Charts and diagrams as code

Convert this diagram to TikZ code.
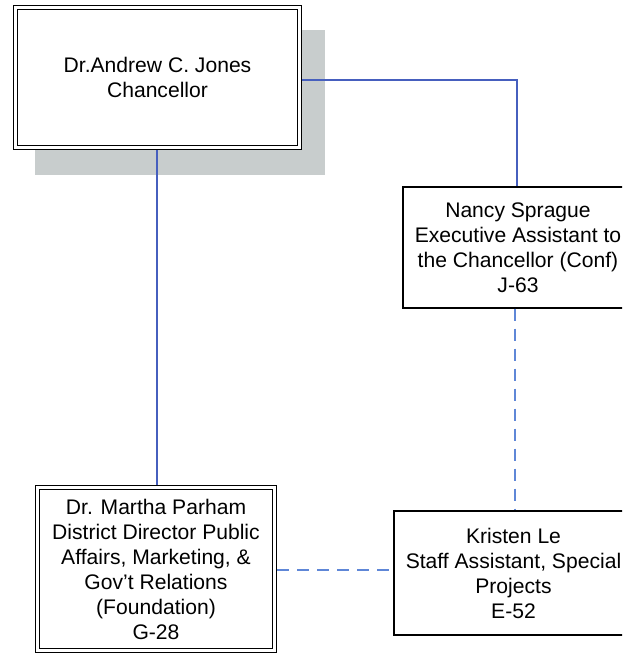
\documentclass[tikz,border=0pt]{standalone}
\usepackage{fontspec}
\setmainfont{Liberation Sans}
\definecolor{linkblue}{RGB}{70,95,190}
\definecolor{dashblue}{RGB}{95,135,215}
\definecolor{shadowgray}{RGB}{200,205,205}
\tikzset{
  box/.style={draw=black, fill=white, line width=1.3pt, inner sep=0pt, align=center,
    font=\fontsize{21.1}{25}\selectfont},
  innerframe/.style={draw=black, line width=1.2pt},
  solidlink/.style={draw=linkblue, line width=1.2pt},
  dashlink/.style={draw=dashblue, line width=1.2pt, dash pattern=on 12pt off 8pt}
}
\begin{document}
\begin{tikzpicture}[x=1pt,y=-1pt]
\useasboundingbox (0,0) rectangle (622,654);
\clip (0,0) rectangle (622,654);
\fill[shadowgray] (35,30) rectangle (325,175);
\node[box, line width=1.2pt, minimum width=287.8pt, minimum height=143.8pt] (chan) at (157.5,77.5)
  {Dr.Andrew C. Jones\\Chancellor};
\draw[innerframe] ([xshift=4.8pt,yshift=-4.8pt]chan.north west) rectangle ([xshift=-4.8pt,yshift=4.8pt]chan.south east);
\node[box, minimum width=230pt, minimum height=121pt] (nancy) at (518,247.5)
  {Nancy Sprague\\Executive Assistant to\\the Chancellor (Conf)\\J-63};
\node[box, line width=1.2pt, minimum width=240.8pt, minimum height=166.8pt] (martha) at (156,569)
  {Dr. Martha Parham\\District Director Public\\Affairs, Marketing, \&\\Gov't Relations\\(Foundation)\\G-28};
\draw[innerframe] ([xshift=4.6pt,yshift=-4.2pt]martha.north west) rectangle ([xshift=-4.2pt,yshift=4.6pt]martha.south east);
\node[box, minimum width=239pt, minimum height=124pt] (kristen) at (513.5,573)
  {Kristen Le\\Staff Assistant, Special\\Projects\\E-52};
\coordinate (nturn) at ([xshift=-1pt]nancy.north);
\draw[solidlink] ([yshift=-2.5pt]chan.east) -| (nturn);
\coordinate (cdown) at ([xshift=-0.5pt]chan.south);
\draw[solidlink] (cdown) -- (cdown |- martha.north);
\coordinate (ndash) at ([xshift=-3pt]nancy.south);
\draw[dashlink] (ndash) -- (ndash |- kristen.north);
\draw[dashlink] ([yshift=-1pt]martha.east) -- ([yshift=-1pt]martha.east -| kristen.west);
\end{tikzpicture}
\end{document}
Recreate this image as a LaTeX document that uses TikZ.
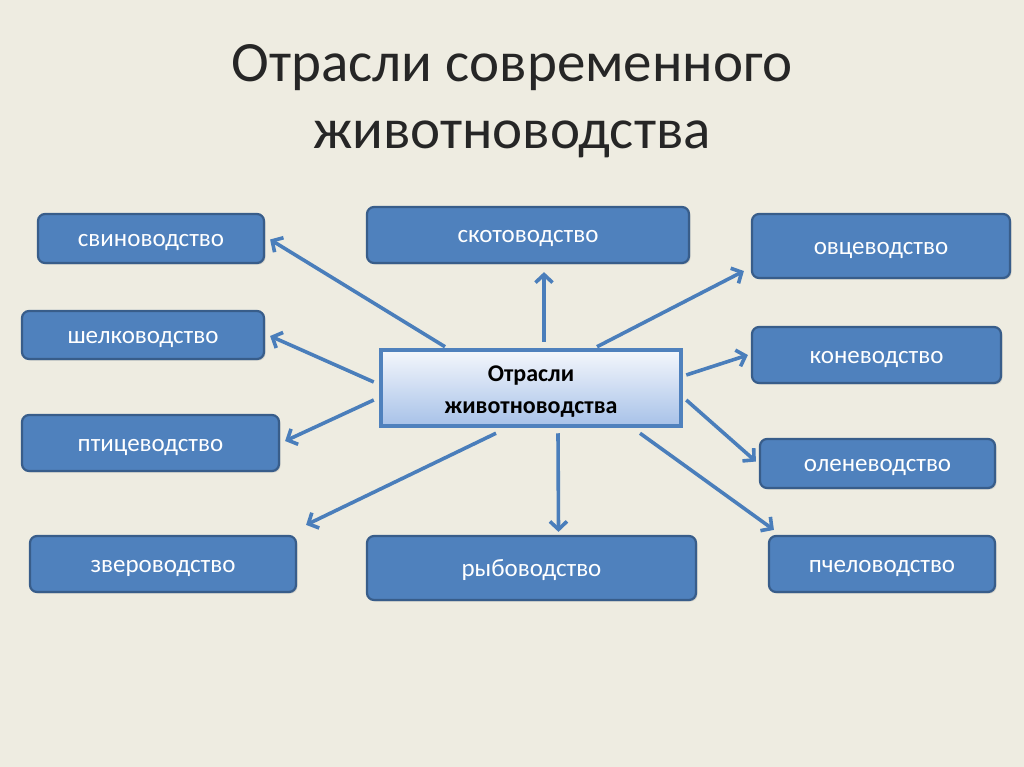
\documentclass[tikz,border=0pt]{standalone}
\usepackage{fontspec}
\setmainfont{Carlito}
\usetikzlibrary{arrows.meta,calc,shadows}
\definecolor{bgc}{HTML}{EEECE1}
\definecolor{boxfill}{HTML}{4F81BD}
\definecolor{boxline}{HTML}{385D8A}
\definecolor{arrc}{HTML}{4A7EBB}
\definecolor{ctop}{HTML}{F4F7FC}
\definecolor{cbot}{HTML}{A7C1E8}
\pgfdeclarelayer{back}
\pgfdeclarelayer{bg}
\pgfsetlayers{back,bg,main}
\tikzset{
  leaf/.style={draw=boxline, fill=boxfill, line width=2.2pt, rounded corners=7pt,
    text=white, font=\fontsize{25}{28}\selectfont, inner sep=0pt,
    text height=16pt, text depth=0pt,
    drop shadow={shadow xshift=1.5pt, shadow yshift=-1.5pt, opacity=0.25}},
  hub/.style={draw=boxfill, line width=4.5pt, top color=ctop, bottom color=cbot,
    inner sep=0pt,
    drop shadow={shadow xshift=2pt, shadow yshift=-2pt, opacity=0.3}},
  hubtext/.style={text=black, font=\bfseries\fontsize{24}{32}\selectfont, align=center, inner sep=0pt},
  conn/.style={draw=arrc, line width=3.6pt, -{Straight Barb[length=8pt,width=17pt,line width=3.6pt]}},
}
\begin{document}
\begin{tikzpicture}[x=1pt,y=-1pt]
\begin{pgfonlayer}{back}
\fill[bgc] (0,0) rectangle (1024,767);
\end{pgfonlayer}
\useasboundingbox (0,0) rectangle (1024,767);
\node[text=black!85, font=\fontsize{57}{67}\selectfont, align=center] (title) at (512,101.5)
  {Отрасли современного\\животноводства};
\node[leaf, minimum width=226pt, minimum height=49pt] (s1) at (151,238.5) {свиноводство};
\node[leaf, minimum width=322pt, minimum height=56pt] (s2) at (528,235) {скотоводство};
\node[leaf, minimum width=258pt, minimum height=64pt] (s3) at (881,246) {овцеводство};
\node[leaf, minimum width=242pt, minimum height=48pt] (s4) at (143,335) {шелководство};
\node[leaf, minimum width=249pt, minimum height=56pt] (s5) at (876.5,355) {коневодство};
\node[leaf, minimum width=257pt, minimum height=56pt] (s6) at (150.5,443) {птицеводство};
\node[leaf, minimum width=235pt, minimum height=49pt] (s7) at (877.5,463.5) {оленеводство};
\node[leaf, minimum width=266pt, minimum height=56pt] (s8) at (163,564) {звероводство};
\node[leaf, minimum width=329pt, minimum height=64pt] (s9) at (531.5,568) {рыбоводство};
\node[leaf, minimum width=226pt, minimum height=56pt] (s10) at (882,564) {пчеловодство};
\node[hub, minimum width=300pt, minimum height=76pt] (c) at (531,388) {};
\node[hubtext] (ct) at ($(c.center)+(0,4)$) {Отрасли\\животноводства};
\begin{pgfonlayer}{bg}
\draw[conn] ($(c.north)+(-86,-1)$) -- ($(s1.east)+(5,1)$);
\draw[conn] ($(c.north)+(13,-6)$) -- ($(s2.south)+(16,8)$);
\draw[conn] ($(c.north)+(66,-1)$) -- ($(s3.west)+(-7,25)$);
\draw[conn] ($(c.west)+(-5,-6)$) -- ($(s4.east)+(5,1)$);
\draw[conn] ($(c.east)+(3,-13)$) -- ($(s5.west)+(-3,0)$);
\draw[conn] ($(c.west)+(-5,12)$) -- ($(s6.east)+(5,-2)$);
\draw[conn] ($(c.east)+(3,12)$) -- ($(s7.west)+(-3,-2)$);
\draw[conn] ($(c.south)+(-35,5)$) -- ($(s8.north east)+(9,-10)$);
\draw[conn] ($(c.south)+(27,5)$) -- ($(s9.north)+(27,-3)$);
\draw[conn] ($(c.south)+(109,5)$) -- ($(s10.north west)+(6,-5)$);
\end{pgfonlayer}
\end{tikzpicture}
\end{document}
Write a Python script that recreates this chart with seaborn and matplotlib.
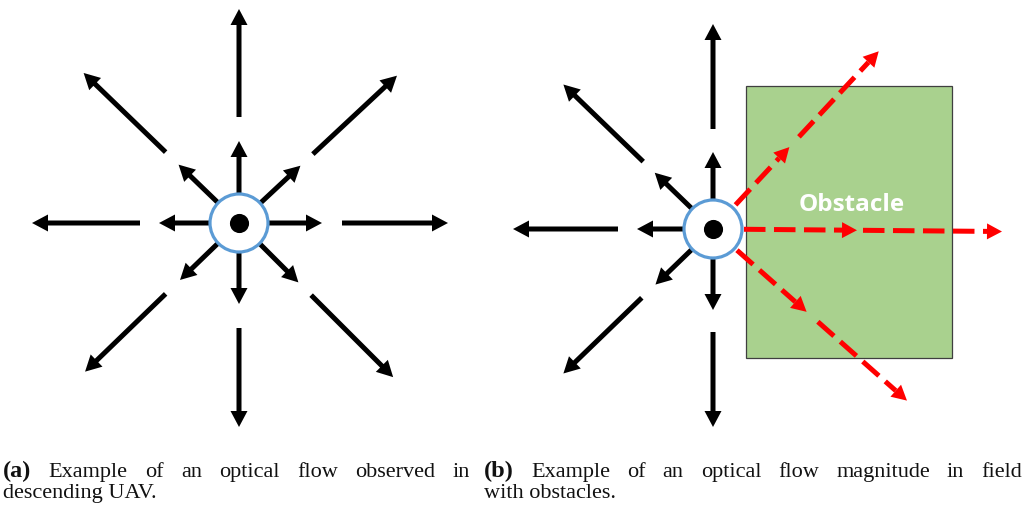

• _Written problem_:
Return only the number of lines in the data above that include the word "this".

• _Final result_:
3